Flexural-gravity wave resistances due to a moving point source on 2-D infinite floating beam

The flexural-gravity wave responses due to a load steadily moving or suddenly accelerated along a rectilinear orbit are analytically studied within the framework of the linear potential theory. A thin viscoelastic plate model is used for a very large floating structure. The initially quiescent fluid in the ocean is assumed to be homogenous, incompressible, and inviscid, and the disturbed motion be irrotational. A moving line source on the plate surface is considered as a moving point in the two-dimensional coordinates. Under the assumptions of small-amplitude wave motion and small plate deflection, a linear fluid-plate coupling model is established. The integral solutions for the surface deflections and the wave resistances are analytically obtained by the Fourier transform method.
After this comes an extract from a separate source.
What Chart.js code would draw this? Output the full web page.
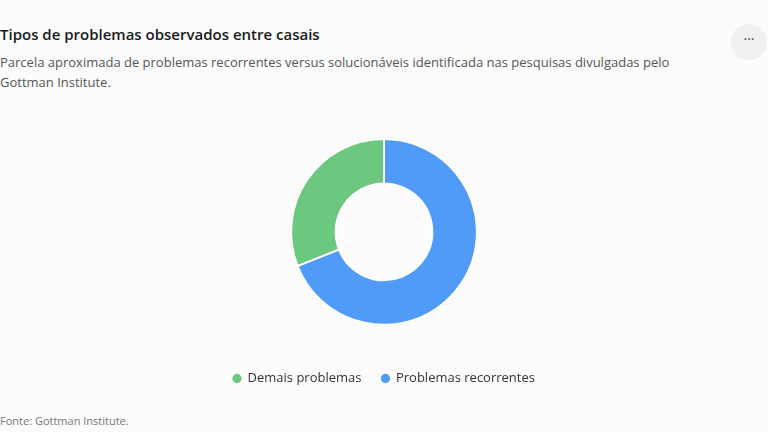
<!DOCTYPE html>
<html>
<head>
<meta charset="utf-8">
<script src="https://cdn.jsdelivr.net/npm/chart.js@4"></script>
<style>
  body { margin: 0; width: 768px; height: 432px; background: #fcfcfc; font-family: "Open Sans", "Noto Sans", sans-serif; position: relative; overflow: hidden; }
  h1 { position: absolute; left: 0; top: 24px; margin: 0; font-size: 15px; font-weight: 600; color: #1a1a1a; }
  .sub { position: absolute; left: 0; top: 52px; width: 700px; margin: 0; font-size: 13px; line-height: 20px; color: #555; }
  .menu { position: absolute; left: 731px; top: 24px; width: 36px; height: 36px; border-radius: 18px; background: #f0f0f0; color: #444; text-align: center; line-height: 30px; font-size: 14px; }
  .wrap { position: absolute; left: 0; top: 85px; width: 768px; height: 315px; }
  .foot { position: absolute; left: 0; top: 413px; font-size: 11px; color: #777; }
</style>
</head>
<body>
<h1>Tipos de problemas observados entre casais</h1>
<p class="sub">Parcela aproximada de problemas recorrentes versus solucionáveis identificada nas pesquisas divulgadas pelo Gottman Institute.</p>
<div class="menu">···</div>
<div class="wrap"><canvas id="chart"></canvas></div>
<div class="foot">Fonte: Gottman Institute.</div>
<script>
const categories = ["Demais problemas", "Problemas recorrentes"];
const values = [31, 69];
const colors = ["#6cc77f", "#519bf8"];

new Chart(document.getElementById("chart"), {
  type: "doughnut",
  data: {
    labels: categories,
    datasets: [{ data: values, backgroundColor: colors, borderColor: "#ffffff", borderWidth: 2 }]
  },
  options: {
    responsive: true,
    maintainAspectRatio: false,
    animation: false,
    cutout: "52%",
    rotation: 248.4,
    layout: { padding: { top: 53, bottom: 5 } },
    plugins: {
      tooltip: { enabled: false },
      legend: {
        position: "bottom",
        // empty title only used as a spacer between donut and legend
        title: { display: true, text: " ", font: { size: 1 }, padding: { top: 25, bottom: 0 } },
        labels: { usePointStyle: true, pointStyle: "circle", boxWidth: 8, boxHeight: 8, padding: 20, color: "#333", font: { family: "Open Sans", size: 13 } }
      }
    }
  }
});
</script>
</body>
</html>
To study the dynamic characteristics of the flexural-gravity wave response, the asymptotic representations of the wave resistances are derived by the residue theorem and the methods of stationary phase. It shows that the steady wave resistance is zero when the speed of moving load is less than the minimal phase speed. The wave resistances due to the accelerate motion consist of two parts, namely the steady and transient wave responses. Eventually the transient wave resistance declines toward zero and the wave resistance approaches the steady component as the time goes to the infinity. Furthermore, the effect of the strain relaxation time for this viscoelastic plate is studied and it exhibits more influence for a high-speed motion.